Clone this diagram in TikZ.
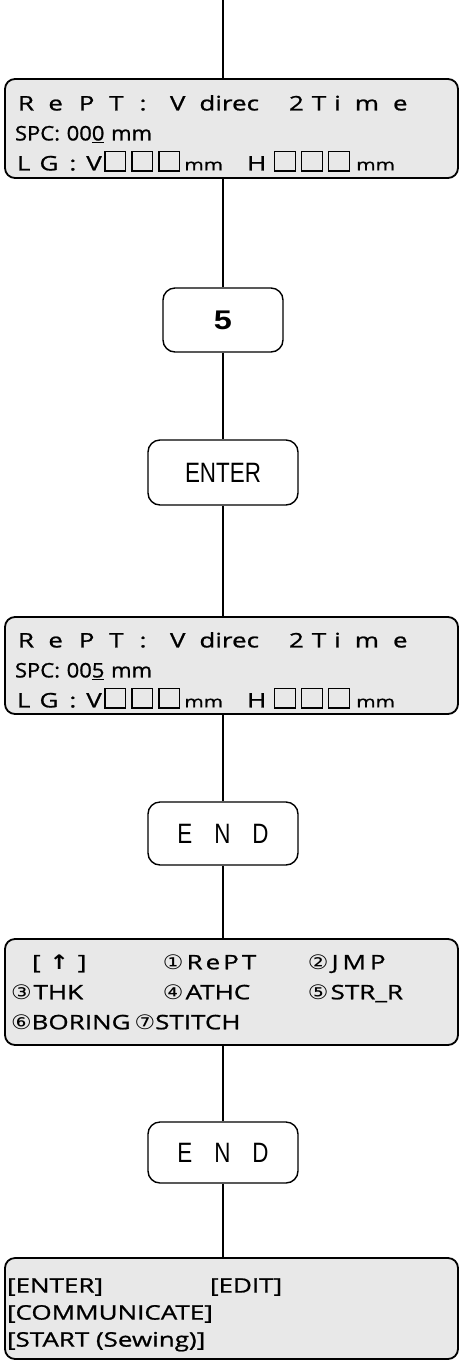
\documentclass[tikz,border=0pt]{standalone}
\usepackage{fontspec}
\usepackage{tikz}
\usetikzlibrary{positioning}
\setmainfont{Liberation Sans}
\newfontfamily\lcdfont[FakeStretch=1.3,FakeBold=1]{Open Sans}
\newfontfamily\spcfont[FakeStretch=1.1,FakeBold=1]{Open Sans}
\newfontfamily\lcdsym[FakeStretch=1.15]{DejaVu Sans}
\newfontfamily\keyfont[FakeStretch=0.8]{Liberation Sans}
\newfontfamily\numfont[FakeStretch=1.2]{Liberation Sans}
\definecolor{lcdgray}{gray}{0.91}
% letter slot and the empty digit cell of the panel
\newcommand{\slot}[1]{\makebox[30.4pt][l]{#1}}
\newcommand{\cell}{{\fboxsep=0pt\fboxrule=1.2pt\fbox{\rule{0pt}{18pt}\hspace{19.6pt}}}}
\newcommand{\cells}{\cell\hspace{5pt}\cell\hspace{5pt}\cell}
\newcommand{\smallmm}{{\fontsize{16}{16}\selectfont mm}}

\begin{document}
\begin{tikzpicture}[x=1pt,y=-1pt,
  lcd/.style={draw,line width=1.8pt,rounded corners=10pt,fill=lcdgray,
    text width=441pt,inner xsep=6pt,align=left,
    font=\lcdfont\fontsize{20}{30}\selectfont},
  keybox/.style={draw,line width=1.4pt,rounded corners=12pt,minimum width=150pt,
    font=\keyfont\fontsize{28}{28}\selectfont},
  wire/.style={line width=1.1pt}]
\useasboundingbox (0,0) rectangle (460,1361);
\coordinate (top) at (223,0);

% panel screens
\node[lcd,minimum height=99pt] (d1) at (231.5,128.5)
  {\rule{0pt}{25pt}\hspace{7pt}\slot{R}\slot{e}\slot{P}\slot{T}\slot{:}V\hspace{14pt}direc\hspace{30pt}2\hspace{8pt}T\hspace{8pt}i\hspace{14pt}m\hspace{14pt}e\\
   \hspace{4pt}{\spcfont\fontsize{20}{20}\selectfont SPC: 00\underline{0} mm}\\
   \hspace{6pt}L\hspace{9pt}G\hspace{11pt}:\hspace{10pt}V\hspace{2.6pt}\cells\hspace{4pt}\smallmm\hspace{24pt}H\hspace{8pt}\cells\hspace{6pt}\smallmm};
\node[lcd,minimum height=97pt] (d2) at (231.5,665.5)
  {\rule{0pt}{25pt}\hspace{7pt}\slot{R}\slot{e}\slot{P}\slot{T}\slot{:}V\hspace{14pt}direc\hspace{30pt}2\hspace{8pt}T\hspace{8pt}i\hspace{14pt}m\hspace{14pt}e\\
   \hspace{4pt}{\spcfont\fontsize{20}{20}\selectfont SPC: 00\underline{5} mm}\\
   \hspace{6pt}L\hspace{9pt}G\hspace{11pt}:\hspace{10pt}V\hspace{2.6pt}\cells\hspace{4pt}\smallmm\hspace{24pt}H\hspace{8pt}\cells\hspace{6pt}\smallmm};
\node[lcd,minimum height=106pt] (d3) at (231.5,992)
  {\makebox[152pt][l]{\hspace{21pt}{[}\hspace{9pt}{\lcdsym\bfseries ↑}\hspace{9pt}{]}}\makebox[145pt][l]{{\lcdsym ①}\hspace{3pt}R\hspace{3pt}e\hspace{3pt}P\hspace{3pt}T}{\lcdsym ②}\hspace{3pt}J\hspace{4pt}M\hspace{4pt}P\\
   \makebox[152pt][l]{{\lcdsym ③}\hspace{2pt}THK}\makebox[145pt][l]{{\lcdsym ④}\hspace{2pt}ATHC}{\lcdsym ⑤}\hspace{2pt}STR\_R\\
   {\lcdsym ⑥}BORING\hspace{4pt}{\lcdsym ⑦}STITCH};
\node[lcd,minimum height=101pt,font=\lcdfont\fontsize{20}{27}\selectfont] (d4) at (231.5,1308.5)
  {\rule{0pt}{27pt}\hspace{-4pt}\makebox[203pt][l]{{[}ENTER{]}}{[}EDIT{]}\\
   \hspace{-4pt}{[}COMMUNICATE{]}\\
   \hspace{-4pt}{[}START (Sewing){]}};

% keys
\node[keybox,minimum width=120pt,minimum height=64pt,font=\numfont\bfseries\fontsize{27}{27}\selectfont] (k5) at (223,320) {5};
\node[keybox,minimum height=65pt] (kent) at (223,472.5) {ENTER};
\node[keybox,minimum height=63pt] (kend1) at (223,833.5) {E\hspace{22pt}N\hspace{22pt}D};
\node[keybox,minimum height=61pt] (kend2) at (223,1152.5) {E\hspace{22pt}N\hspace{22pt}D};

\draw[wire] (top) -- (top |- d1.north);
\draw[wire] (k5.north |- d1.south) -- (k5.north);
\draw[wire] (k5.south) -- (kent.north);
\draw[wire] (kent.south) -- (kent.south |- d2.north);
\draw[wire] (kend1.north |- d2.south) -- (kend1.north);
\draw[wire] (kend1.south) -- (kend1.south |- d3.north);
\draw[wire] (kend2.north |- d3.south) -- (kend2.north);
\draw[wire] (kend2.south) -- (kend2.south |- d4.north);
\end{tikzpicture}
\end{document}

######

EXERCISE GOAL. Starting at the top of the listing above, reproduce each line up to and including the one with "(top) at (223,0);"; omit the pictures.

FINAL RESULT.
Clone this diagram in TikZ.
\documentclass[tikz,border=0pt]{standalone}
\usepackage{fontspec}
\usepackage{tikz}
\usetikzlibrary{positioning}
\setmainfont{Liberation Sans}
\newfontfamily\lcdfont[FakeStretch=1.3,FakeBold=1]{Open Sans}
\newfontfamily\spcfont[FakeStretch=1.1,FakeBold=1]{Open Sans}
\newfontfamily\lcdsym[FakeStretch=1.15]{DejaVu Sans}
\newfontfamily\keyfont[FakeStretch=0.8]{Liberation Sans}
\newfontfamily\numfont[FakeStretch=1.2]{Liberation Sans}
\definecolor{lcdgray}{gray}{0.91}
% letter slot and the empty digit cell of the panel
\newcommand{\slot}[1]{\makebox[30.4pt][l]{#1}}
\newcommand{\cell}{{\fboxsep=0pt\fboxrule=1.2pt\fbox{\rule{0pt}{18pt}\hspace{19.6pt}}}}
\newcommand{\cells}{\cell\hspace{5pt}\cell\hspace{5pt}\cell}
\newcommand{\smallmm}{{\fontsize{16}{16}\selectfont mm}}

\begin{document}
\begin{tikzpicture}[x=1pt,y=-1pt,
  lcd/.style={draw,line width=1.8pt,rounded corners=10pt,fill=lcdgray,
    text width=441pt,inner xsep=6pt,align=left,
    font=\lcdfont\fontsize{20}{30}\selectfont},
  keybox/.style={draw,line width=1.4pt,rounded corners=12pt,minimum width=150pt,
    font=\keyfont\fontsize{28}{28}\selectfont},
  wire/.style={line width=1.1pt}]
\useasboundingbox (0,0) rectangle (460,1361);
\coordinate (top) at (223,0);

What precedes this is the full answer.